We ate pork chops on a stick, a necessary convenience for all the walking we were doing, and stopped at the roasted corn on the cob vendors for some of their specialty. The sweetest fresh corn I have ever eaten has been in Minnesota, and you will never find sweeter cobs than at the State Fair! Tractor fans can spend hours looking at dozens of restored tractors. There were steam tractors that were over 100 years old, vintage European tractors, and every type of U.S.-built tractor from the 20th Century all lined up and gleaming. Listening to an ancient steam tractor start up and run was a real treat, although the noise became overwhelming after a bit.

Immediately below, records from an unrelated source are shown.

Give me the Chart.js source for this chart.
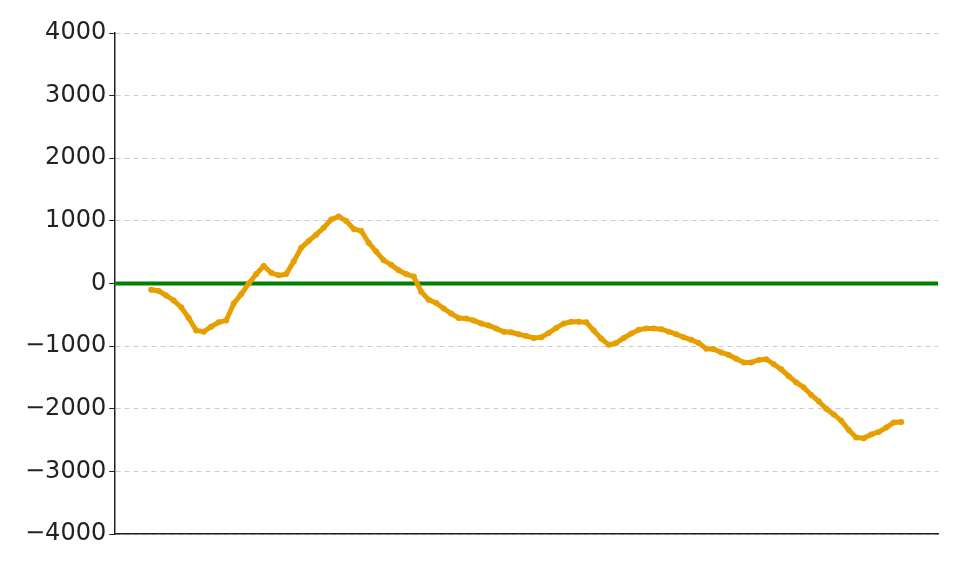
<!DOCTYPE html>
<html>
<head>
<meta charset="utf-8">
<script src="https://cdn.jsdelivr.net/npm/chart.js@4"></script>
<style>
  html, body { margin: 0; padding: 0; background: #fff; }
</style>
</head>
<body>
<canvas id="grafico" width="960" height="570"></canvas>
<script>
// valores (um ponto por passo)
const valores = [
  -100, -120, -190, -270, -380, -550, -750, -770, -690, -620,
  -590, -320, -170, 0, 150, 280, 170, 130, 150, 350,
  570, 680, 780, 890, 1020, 1070, 1000, 870, 840, 650,
  510, 370, 300, 210, 150, 110, -130, -260, -310, -400,
  -480, -550, -560, -590, -640, -670, -720, -770, -780, -810,
  -840, -870, -860, -790, -710, -640, -610, -610, -620, -750,
  -880, -980, -950, -870, -800, -740, -720, -720, -730, -770,
  -810, -860, -900, -950, -1040, -1050, -1100, -1140, -1200, -1260,
  -1260, -1220, -1210, -1290, -1370, -1480, -1580, -1660, -1780, -1880,
  -2000, -2090, -2190, -2340, -2460, -2470, -2410, -2370, -2300, -2220,
  -2210
];
const passos = valores.map((v, i) => i);
const ticksY = [-4000, -3000, -2000, -1000, 0, 1000, 2000, 3000, 4000];

const xMin = -4.8;
const xMax = 104.9;

const ctx = document.getElementById('grafico').getContext('2d');
const grafico = new Chart(ctx, {
    type: 'line',
    data: {
        datasets: [{
            data: passos.map((p, i) => ({ x: p, y: valores[i] })),
            borderColor: '#E69F00',
            backgroundColor: '#E69F00',
            borderWidth: 5,
            pointRadius: 3,
            pointBorderWidth: 0,
            fill: false,
            order: 1
        }, {
            data: [{ x: xMin, y: 0 }, { x: xMax, y: 0 }],
            borderColor: '#008000',
            borderWidth: 4,
            pointRadius: 0,
            fill: false,
            order: 2
        }]
    },
    options: {
        responsive: false,
        animation: false,
        layout: { padding: { top: 33, right: 22, bottom: 28, left: 22 } },
        plugins: { legend: { display: false }, tooltip: { enabled: false } },
        scales: {
            x: {
                type: 'linear',
                min: xMin,
                max: xMax,
                ticks: { display: false },
                grid: { display: false },
                border: { display: true, color: '#222', width: 1.5 }
            },
            y: {
                min: -4000,
                max: 4000,
                afterBuildTicks: (s) => { s.ticks = ticksY.map(v => ({ value: v })); },
                ticks: {
                    color: '#222',
                    autoSkip: false,
                    font: { family: 'DejaVu Sans', size: 24 },
                    padding: 3,
                    callback: (v) => String(v).replace('-', '\u2212')
                },
                grid: {
                    color: '#cccccc',
                    lineWidth: 1,
                    tickColor: '#222',
                    tickLength: 6,
                    tickBorderDash: []
                },
                border: { display: true, color: '#222', width: 1.5, dash: [5, 4] }
            }
        }
    }
});
</script>
</body>
</html>
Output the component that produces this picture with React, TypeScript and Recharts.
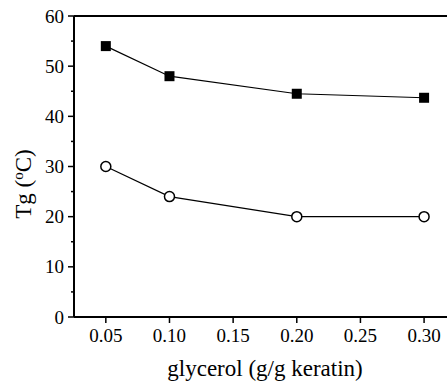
import { LineChart, Line, XAxis, YAxis, ReferenceLine } from 'recharts';

const glycerol = [0.05, 0.1, 0.2, 0.3];
const tgFilled = [54, 48, 44.5, 43.7];
const tgOpen = [30, 24, 20, 20];
const xTicks = [0.05, 0.075, 0.1, 0.125, 0.15, 0.175, 0.2, 0.225, 0.25, 0.275, 0.3];
const xMajor = ['0.05', '0.10', '0.15', '0.20', '0.25', '0.30'];
const yTicks = [0, 5, 10, 15, 20, 25, 30, 35, 40, 45, 50, 55, 60];

const data = glycerol.map((g, i) => ({ g, filled: tgFilled[i], open: tgOpen[i] }));

const serif = { fontFamily: 'Liberation Serif' };

const XTick = ({ x, y, payload }: any) => {
    const label = xMajor.find((l) => Math.abs(parseFloat(l) - payload.value) < 1e-6);
    return (
        <g>
            <line x1={x} x2={x} y1={y} y2={y + (label ? 6 : 3)} stroke="#000" strokeWidth={1.5} />
            {label && (
                <text x={x} y={y + 25} textAnchor="middle" fontSize={19} style={serif} fill="#000">
                    {label}
                </text>
            )}
        </g>
    );
};

const YTick = ({ x, y, payload }: any) => {
    const major = payload.value % 10 === 0;
    return (
        <g>
            <line x1={x} x2={x - (major ? 6 : 3)} y1={y} y2={y} stroke="#000" strokeWidth={1.5} />
            {major && (
                <text x={x - 10} y={y + 6.5} textAnchor="end" fontSize={19} style={serif} fill="#000">
                    {payload.value}
                </text>
            )}
        </g>
    );
};

const Square = ({ cx, cy }: any) => (
    <rect x={cx - 5} y={cy - 5} width={10} height={10} fill="#000" />
);

const Circle = ({ cx, cy }: any) => (
    <circle cx={cx} cy={cy} r={5} fill="#fff" stroke="#000" strokeWidth={1.5} />
);

export default function App() {
    return (
        <div style={{ position: 'absolute', left: 0, top: 0, background: '#fff', fontFamily: 'Liberation Serif' }}>
            <LineChart width={447} height={381} data={data} margin={{ top: 16, right: 0, left: 0, bottom: 0 }}>
                <XAxis
                    dataKey="g"
                    type="number"
                    domain={[0.025, 0.318]}
                    ticks={xTicks}
                    tick={<XTick />}
                    tickSize={0}
                    tickMargin={0}
                    tickLine={false}
                    height={64}
                    stroke="#000"
                    strokeWidth={2}
                    label={{
                        content: () => (
                            <text x={265} y={376} textAnchor="middle" fontSize={23} style={serif} fill="#000">
                                glycerol (g/g keratin)
                            </text>
                        ),
                    }}
                />
                <YAxis
                    type="number"
                    domain={[0, 60]}
                    ticks={yTicks}
                    tick={<YTick />}
                    tickSize={0}
                    tickMargin={0}
                    tickLine={false}
                    width={74}
                    stroke="#000"
                    strokeWidth={2}
                    label={{
                        content: () => (
                            <text
                                transform="translate(31,184) rotate(-90)"
                                textAnchor="middle"
                                fontSize={23}
                                style={serif}
                                fill="#000"
                            >
                                Tg (<tspan dy={-8} fontSize={15}>o</tspan><tspan dy={8}>C)</tspan>
                            </text>
                        ),
                    }}
                />
                <ReferenceLine y={60} stroke="#000" strokeWidth={2} />
                <Line
                    dataKey="filled"
                    stroke="#000"
                    strokeWidth={1.2}
                    dot={<Square />}
                    activeDot={false}
                    isAnimationActive={false}
                />
                <Line
                    dataKey="open"
                    stroke="#000"
                    strokeWidth={1.2}
                    dot={<Circle />}
                    activeDot={false}
                    isAnimationActive={false}
                />
            </LineChart>
        </div>
    );
}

As we passed by the Grandstand on what turned out to be our final swing through the grounds, we saw that Rush was scheduled to take the stage within a few minutes. The tickets were $70, and we were making our way out, so we passed on attending. But we were able to hear their first few numbers while we were making our way to the exit – you could hear Geddy Lee in every corner of the fairgrounds.
On our way out, we stopped at a fried cheese curd vendor. I’d never had them before and they are too delicious! I’m very glad that the sun had set and it was time to go, or I would have gone back for more. I think I’m going to keep fried cheese curds as a guilty pleasure only to be enjoyed at the Minnesota State Fair.
And with that, my travels for the week were over. From Tuesday through Friday we had driven the length of South Dakota (twice), visited two giant stone sculpture memorials, two iconic prairie attractions, a Guinness Book of Records ball of twine, a great State University, an impressive State Capitol, and the 2nd largest State Fair in the United States! I am amazed that we were able to do so much in such a short time. And I can truly say that I would do it all again the next chance I get.